How many emotions and feelings are there? A lot. A whole lot. It's useful to have a list handy to be able to recognise and identify your emotions and feelings to help you put into words and work with what comes up for you.
If we don't give a name to our emotions and feelings, it can feel like we are swimming in a mish-mash of a bit of everything. Pinpointing what we are feeling helps bring us to a space of observation.
Here is a by-no-means exhaustive list of emotions and feelings:
Sad Angry Overwhelmed
Shaken up Confused Hurt
Empty Lonely Disappointed
Lost Tired Impatient
Anxious Distracted Bitter
Frustrated Stressed Hopeless
Gloomy Panicky Nervous
Doubtful Worried Annoyed
Uncomfortable Offended Embarrassed
Jealous Trapped Resentful
Insecure Shocked Tense
Discouraged Scared Helpless
Antsy Skeptical Jumpy
Joyful Enthusiastic Hopeful
Happy Calm Optimistic
Excited Grateful Creative
Safe Blessed Proud
Relieved Free Trustful
Patient Energised Loving
Inspired Peaceful Proud
Cheerful Upbeat Playful
Elated Reassured Determined
Amused Confident Focused
Pleased Comforted Pensive
There's no right or wrong emotion or feeling, just being self-aware and compassionate
The next time you feel something bubbling up, see if you can detect what you are feeling.

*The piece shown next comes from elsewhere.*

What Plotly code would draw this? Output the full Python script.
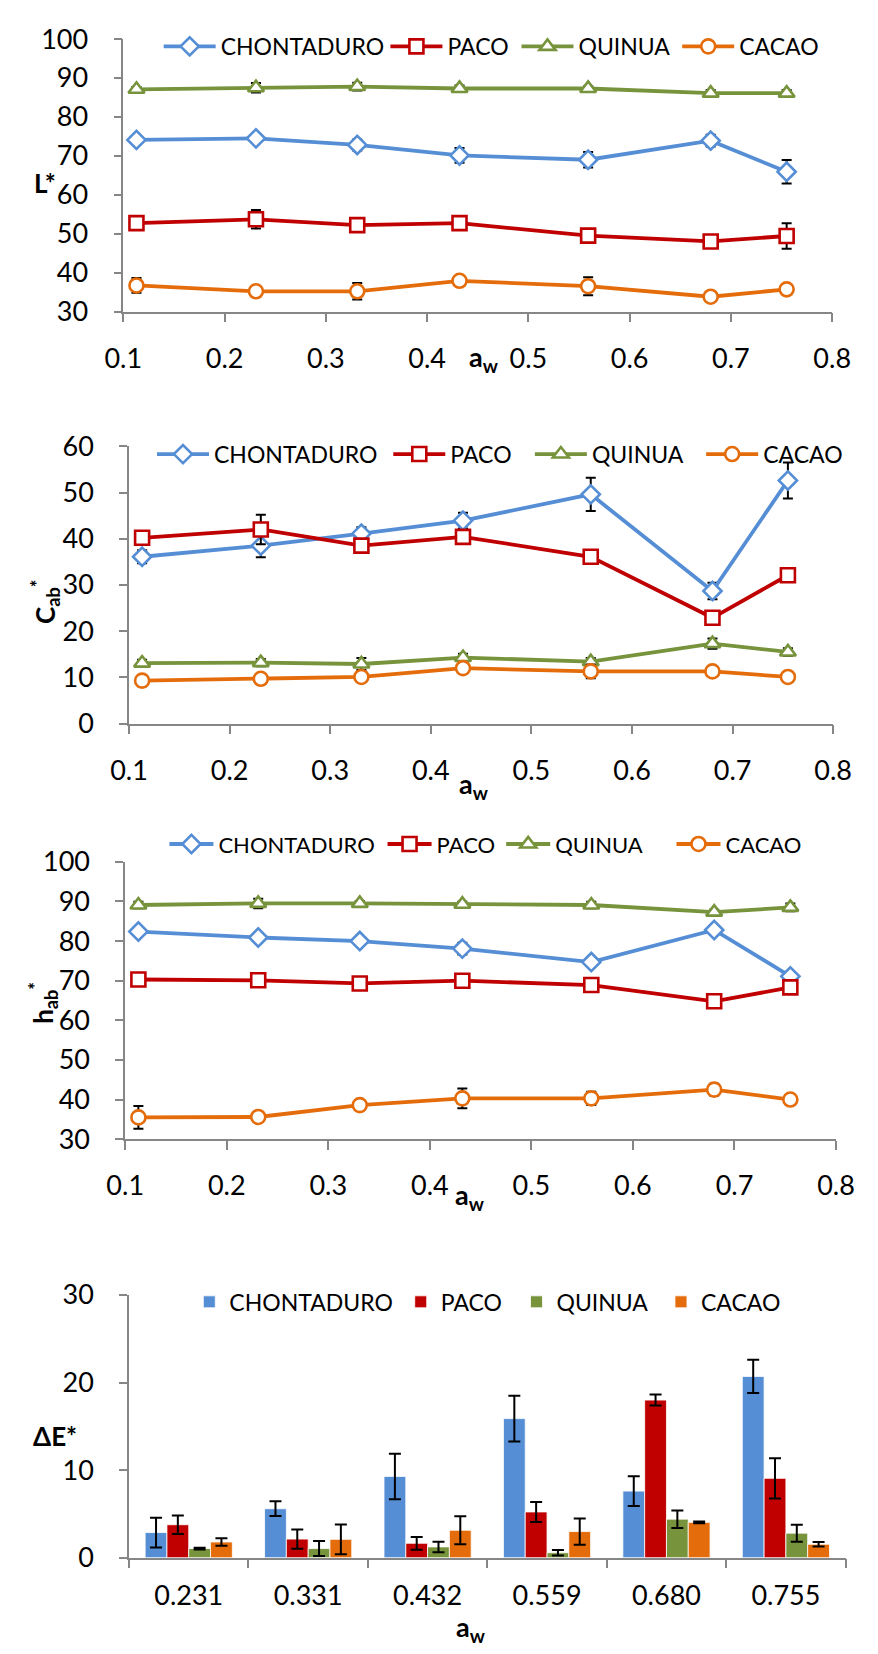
import plotly.graph_objects as go

W, H = 878, 1654
FONT = "Lato"

aw = [0.113, 0.231, 0.331, 0.432, 0.559, 0.680, 0.755]
series = ["CHONTADURO", "PACO", "QUINUA", "CACAO"]
colors = ["#558ED5", "#C00000", "#77933C", "#E46C0A"]
symbols = ["diamond", "square", "triangle-up", "circle"]

L_CH = [74.1, 74.5, 72.8, 70.1, 69.0, 73.9, 65.9]
L_PA = [52.7, 53.7, 52.2, 52.7, 49.5, 48.0, 49.4]
L_QU = [87.1, 87.5, 87.8, 87.3, 87.3, 86.1, 86.1]
L_CA = [36.7, 35.2, 35.2, 37.9, 36.5, 33.8, 35.7]
L_CH_err = [0.8, 0.6, 1.4, 1.9, 2.0, 1.5, 3.0]
L_PA_err = [1.2, 2.4, 1.2, 1.0, 0.8, 1.0, 3.3]
L_QU_err = [0.6, 1.2, 1.0, 0.8, 0.6, 0.8, 0.8]
L_CA_err = [1.9, 0.8, 2.1, 1.2, 2.3, 0.8, 0.8]

C_CH = [36.1, 38.5, 41.1, 43.9, 49.6, 28.7, 52.6]
C_PA = [40.2, 42.0, 38.5, 40.4, 36.1, 22.9, 32.1]
C_QU = [13.1, 13.2, 12.9, 14.3, 13.4, 17.3, 15.5]
C_CA = [9.3, 9.7, 10.1, 12.0, 11.3, 11.3, 10.1]
C_CH_err = [1.4, 2.5, 1.4, 1.7, 3.6, 1.8, 3.9]
C_PA_err = [1.0, 3.2, 1.0, 1.3, 1.1, 1.0, 1.2]
C_QU_err = [0.7, 0.8, 1.3, 0.8, 0.8, 1.1, 0.8]
C_CA_err = [1.2, 1.0, 0.8, 0.8, 1.5, 0.8, 0.8]

h_CH = [82.4, 80.9, 80.0, 78.1, 74.7, 82.8, 71.1]
h_PA = [70.3, 70.1, 69.3, 70.0, 68.9, 64.8, 68.3]
h_QU = [89.1, 89.5, 89.5, 89.3, 89.1, 87.3, 88.5]
h_CA = [35.5, 35.6, 38.6, 40.3, 40.3, 42.5, 40.0]
h_CH_err = [0.8, 0.6, 0.8, 1.5, 0.6, 1.0, 0.6]
h_PA_err = [1.0, 0.8, 1.0, 0.8, 1.2, 1.2, 1.2]
h_QU_err = [0.8, 1.2, 0.6, 0.6, 0.8, 0.6, 1.0]
h_CA_err = [2.9, 1.0, 1.0, 2.5, 1.7, 1.5, 0.6]

dE_cats = ["0.231", "0.331", "0.432", "0.559", "0.680", "0.755"]
dE_CH = [2.87, 5.59, 9.28, 15.88, 7.6, 20.7]
dE_PA = [3.76, 2.12, 1.64, 5.22, 18.0, 9.06]
dE_QU = [1.04, 1.04, 1.23, 0.56, 4.4, 2.8]
dE_CA = [1.79, 2.09, 3.13, 2.98, 4.03, 1.53]
dE_CH_err = [1.7, 0.84, 2.6, 2.6, 1.7, 1.9]
dE_PA_err = [1.06, 1.1, 0.73, 1.14, 0.63, 2.3]
dE_QU_err = [0.1, 0.86, 0.6, 0.3, 1.0, 0.97]
dE_CA_err = [0.43, 1.7, 1.6, 1.5, 0.1, 0.25]

L_vals = [L_CH, L_PA, L_QU, L_CA]
L_errs = [L_CH_err, L_PA_err, L_QU_err, L_CA_err]
C_vals = [C_CH, C_PA, C_QU, C_CA]
C_errs = [C_CH_err, C_PA_err, C_QU_err, C_CA_err]
h_vals = [h_CH, h_PA, h_QU, h_CA]
h_errs = [h_CH_err, h_PA_err, h_QU_err, h_CA_err]
dE_vals = [dE_CH, dE_PA, dE_QU, dE_CA]
dE_errs = [dE_CH_err, dE_PA_err, dE_QU_err, dE_CA_err]

# legend text start positions (px) per panel, legend row centre (px), item widths, font sizes
leg_text_x = [
    [208, 445, 582, 750],
    [201, 448, 596, 775],
    [206, 434, 558, 736],
    [215, 436, 557, 708],
]
leg_row_y = [29, 445, 843, 1310]
leg_item_w = [52, 52, 44, 30]
leg_font_size = [23, 23, 22, 23]


def fx(px):
    return px / W


def fy(px):
    return 1 - px / H


def legkey(n):
    return "legend" if n == 1 else "legend" + str(n)


fig = go.Figure()

line_panels = [
    (L_vals, L_errs, "x", "y"),
    (C_vals, C_errs, "x2", "y2"),
    (h_vals, h_errs, "x3", "y3"),
]
n = 0
for vals, errs, xa, ya in line_panels:
    for name, c, sym, v, e in zip(series, colors, symbols, vals, errs):
        n += 1
        fig.add_trace(go.Scatter(
            x=aw, y=v, name=name, mode="lines+markers",
            xaxis=xa, yaxis=ya, legend=legkey(n), showlegend=True,
            line=dict(color=c, width=3.8),
            marker=dict(symbol=sym, size=14, color="white", line=dict(color=c, width=2.6)),
            error_y=dict(type="data", array=e, visible=True, color="black", thickness=2, width=5),
        ))

for name, c, v, e in zip(series, colors, dE_vals, dE_errs):
    n += 1
    fig.add_trace(go.Bar(
        x=dE_cats, y=v, name=name, xaxis="x4", yaxis="y4", legend=legkey(n), showlegend=True,
        marker=dict(color=c, line=dict(color="white", width=0.8)),
        error_y=dict(type="data", array=e, visible=True, color="black", thickness=2, width=6),
    ))

tickfont = dict(family=FONT, size=27, color="black")
axcol = "#868686"

xdoms = [(109, 850), (115, 851), (111, 854), (115, 864)]
ydoms = [(21.5, 299.5), (437, 720), (861, 1144), (1303, 1571)]
yranges = [[30, 100], [0, 60], [30, 100], [0, 30]]

layout = dict(
    width=W, height=H, margin=dict(l=0, r=0, t=0, b=0),
    paper_bgcolor="white", plot_bgcolor="white",
    font=dict(family=FONT, color="black"),
    barmode="group", bargap=0.27, bargroupgap=0.0,
    showlegend=True,
)
for i in range(4):
    s = "" if i == 0 else str(i + 1)
    xd = xdoms[i]
    yd = ydoms[i]
    xa = dict(domain=[fx(xd[0]), fx(xd[1])], anchor="y" + s,
              showline=True, linecolor=axcol, linewidth=1.5,
              ticks="outside", ticklen=9, tickwidth=1.5, tickcolor=axcol,
              showgrid=False, zeroline=False, tickfont=tickfont,
              ticklabelstandoff=13)
    if i < 3:
        xa.update(range=[0.1, 0.8], dtick=0.1, tick0=0.1, tickformat=".1f")
    else:
        xa.update(type="category", tickson="boundaries")
    ya = dict(domain=[fy(yd[1]), fy(yd[0])], anchor="x" + s, range=yranges[i],
              dtick=10, showline=True, linecolor=axcol, linewidth=1.5,
              ticks="outside", ticklen=8, tickwidth=1.5, tickcolor=axcol,
              showgrid=False, zeroline=False, tickfont=tickfont,
              ticklabelstandoff=20)
    layout["xaxis" + s] = xa
    layout["yaxis" + s] = ya

n = 0
for p in range(4):
    iw = leg_item_w[p]
    for k in range(4):
        n += 1
        if p < 3:
            lx = leg_text_x[p][k] - (iw + 10)
        else:
            lx = leg_text_x[p][k] - 37
        layout[legkey(n)] = dict(orientation="h", x=fx(lx), y=fy(leg_row_y[p]),
                                 xanchor="left", yanchor="middle", visible=True,
                                 font=dict(family=FONT, size=leg_font_size[p], color="black"),
                                 bgcolor="rgba(0,0,0,0)",
                                 itemwidth=iw, borderwidth=0)

fig.update_layout(**layout)

ann = []
tfont = dict(family=FONT, size=26, color="black")
ann.append(dict(text="<b>L*</b>", x=fx(27), y=fy(168), textangle=0, font=tfont))
ann.append(dict(text="<b>C<sub>ab</sub><sup>*</sup></b>", x=fx(27), y=fy(595), textangle=-90, font=tfont))
ann.append(dict(text="<b>h<sub>ab</sub><sup>*</sup></b>", x=fx(25), y=fy(1005), textangle=-90, font=tfont))
ann.append(dict(text="<b>ΔE*</b>", x=fx(38), y=fy(1447), textangle=0, font=tfont))
awfont = dict(family=FONT, size=27, color="black")
for (ax, ay) in [(486, 347), (475, 783), (471, 1203), (472, 1643)]:
    ann.append(dict(text="<b>a<sub>w</sub></b>", x=fx(ax), y=fy(ay), font=awfont))
for a in ann:
    a.update(xref="paper", yref="paper", showarrow=False, xanchor="center", yanchor="middle")
fig.update_layout(annotations=ann)

fig.write_html("out.html")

If you feel inspired, keep a log of your feelings and what triggered them. Then see if you have any go-to feelings in any given situations.
Staying curious and patient with yourself are good ways to look into your emotional environment.
Connecting with how you feel can be empowering
Once you begin to recognise your emotions, you can start to focus on what you would like to feel. You can start exploring how your feelings can help support you.
For example, different ways to find relief like releasing frustrations to welcome in peace, hitting pause on worry to create space for hope, sitting with disappointment a while to allow in playfulness, or getting out bitterness to open the way to creativity.
Once you get to that sweet spot of working with and not against your emotions, don't stop there, keep the momentum going.
Ask yourself questions like:
When you feel good, what are you feeling? What makes you feel that way?
What are your favourite ways to release tension or stress or anything else?
How do you feel once you've released tension or stress or anything else?
What's your feel-good emotion?
Who or what uplifts you?
Who or what makes you smile?
Making a note of what makes you feel good reminds you why you're doing the work. Helping you turn the good stuff into good habits.
If you'd like to dive into the subject further, American psychologist Dr. Robert Plutchik split emotions into 8 categories: joy, sadness, acceptance, disgust, fear, anger, surprise and anticipation. Apparently, there are around 34,000 emotions in total!